Estos días ha tenido lugar un pintoresco debate en torno al liberalismo y al «tradicionalismo» que no puede dejar de comentarse. En primer lugar, el debate estaba montado para que triunfase la posición liberal y para que la posición tradicionalista apareciese desleída y cercana (o no tan alejada) a la liberal. El representante del tradicionalismo no lo parece demasiado, y cuando refuta (tampoco demasiado) la posición del liberal, repite (ahora sí, demasiado) que no es la de su interlocutor a la que se refiere. ¿Cuál es entonces? ¿Un liberalismo fantasmal que ya no existe? Así, el debate está perdido antes de empezar. Y es que, a diferencia del oponente, el convocado a defender la Tradición no cree en lo que dice. O no lo cree totalmente. Parece más bien un postradicionalista, alguien que alguna vez quizá (y no del todo) fue defensor de la Tradición, pero que la ha dejado atrás. O quiere aguarla, con ecos más románticos que políticos. No es tanto cortesía, como irenismo.
¿Por qué? Porque ambos contertulios están en el mismo bando. Por lo menos en el político. El de un partido liberal-conservador en sustancia, pero más vociferante que aquel del que se escindió. De manera que se trata de dos familias de una misma posición. El clérigo que hace de supuesto moderador lo vino incluso a reforzar. Todos satisfechos de estar de acuerdo. Pero es que en el terreno intelectual hay elementos que los acomunan.

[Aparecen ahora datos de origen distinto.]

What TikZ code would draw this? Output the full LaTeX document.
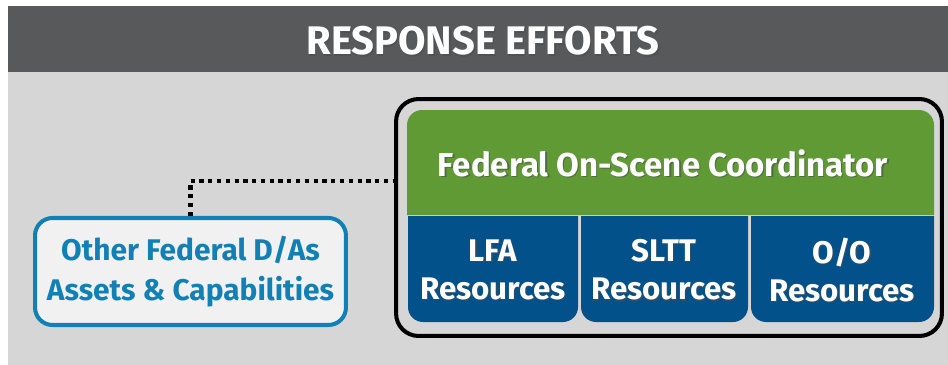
\documentclass[tikz,border=0pt]{standalone}
\usepackage{fontspec}
\setmainfont{Fira Sans}
\usepackage{tikz}
\usetikzlibrary{positioning}
\definecolor{headgray}{HTML}{58595B}
\definecolor{bggray}{HTML}{D6D6D6}
\definecolor{oscgreen}{HTML}{5F9A35}
\definecolor{resblue}{HTML}{03518A}
\definecolor{dablue}{HTML}{1180B5}
\definecolor{dafill}{HTML}{F1F1F1}
\tikzstyle{whitetext}=[text=white, align=center, inner sep=0pt]
\tikzstyle{shadetext}=[text=black!70, align=center, inner sep=0pt, opacity=.6]
\tikzstyle{dotline}=[line width=2.3pt, dash pattern=on 2.4pt off 2.6pt]
\newcommand{\shadowlabel}[4]{
	\node[shadetext, font=#3, xshift=.7pt, yshift=-.7pt] at #2 {#4};
	\node[whitetext, font=#3] (#1) at #2 {#4};
}

\begin{document}
\begin{tikzpicture}[x=0.02cm, y=-0.02cm]
	\useasboundingbox (0,0) rectangle (948,365);
	\fill[white] (0,0) rectangle (948,365);
	\fill[bggray] (8,6) rectangle (948,365);
	\fill[headgray] (8,6) rectangle (948,72);
	\shadowlabel{title}{(483,41)}{\bfseries\fontsize{22.7}{27}\selectfont}{RESPONSE EFFORTS}
%
	\node[draw=black, line width=2.3pt, rounded corners=.45cm,
		minimum width=10.92cm, minimum height=4.74cm] (frame) at (669,217.5) {};
	\fill[oscgreen] (407,215) [rounded corners=.3cm] -- (407,110) -- (934,110) [sharp corners] -- (934,215) -- cycle;
	\fill[resblue] (408,216) [rounded corners=.3cm] -- (408,322) -- (578,322) [sharp corners] -- (578,216) -- cycle;
	\fill[resblue] (581,216) [rounded corners=.3cm] -- (581,322) -- (748,322) [sharp corners] -- (748,216) -- cycle;
	\fill[resblue] (751,216) [rounded corners=.3cm] -- (751,322) -- (934,322) [sharp corners] -- (934,216) -- cycle;
%
	\shadowlabel{fosc}{(663,163)}{\bfseries\fontsize{18.8}{22}\selectfont}{Federal On-Scene Coordinator}
	\shadowlabel{lfa}{(493,270)}{\bfseries\fontsize{17.8}{21.8}\selectfont}{LFA\\Resources}
	\shadowlabel{sltt}{(664,270)}{\bfseries\fontsize{17.8}{21.8}\selectfont}{SLTT\\Resources}
	\shadowlabel{oo}{(842,270)}{\bfseries\fontsize{17.8}{21.8}\selectfont}{O/O\\Resources}
%
	\node[draw=dablue, fill=dafill, line width=2.3pt, rounded corners=.35cm,
		minimum width=6.22cm, minimum height=2.14cm, text=dablue, align=center,
		font=\bfseries\fontsize{17}{22.7}\selectfont] (other) at (190.5,271.5)
		{Other Federal D/As\\Assets \& Capabilities};
	\coordinate (join) at (395,181);
	\draw[dotline] (other.north) |- (join);
\end{tikzpicture}
\end{document}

Para empezar el clericalismo. El supuesto tradicionalista, una vez más con poca convicción, alude al número 1 de Dignitatis humanae para defenderse de la hermenéutica de la reforma (y no de la continuidad) ratzingeriana, citada correctamente en su apoyo por el defensor del liberalismo. Pablo VI, para salvar el decimotercero de los esquemas, que como los anteriores parecía iba a naufragar también, incluyó in extremis la afirmación de que la declaración conciliar dejaba íntegra la doctrina tradicional católica acerca del deber moral de los hombres y de las sociedades para con la verdadera religión y la única Iglesia de Cristo. Es cierto. Pero no sólo la intención era la contraria, como se ve en el resto del documento, incoherente por lo mismo; sino que, sobre todo, los actos que han seguido al mismo, y que se cuentan por centenares, han ido en la peor de las líneas, avanzando siempre en la interpretación liberal. Pero el clericalismo le juega aquí una mala pasada al tradicionalista pasado por agua. Y es que, profundamente equivocado, el liberal defiende sus posiciones mejor. Que es de lo que se trataba.
Que el aquelarre se acoja al nombre de la Vandea, aunque escrito bárbaramente, sólo añade melancolía. Podían reclamarse, mejor, monaguillos de Bonaparte.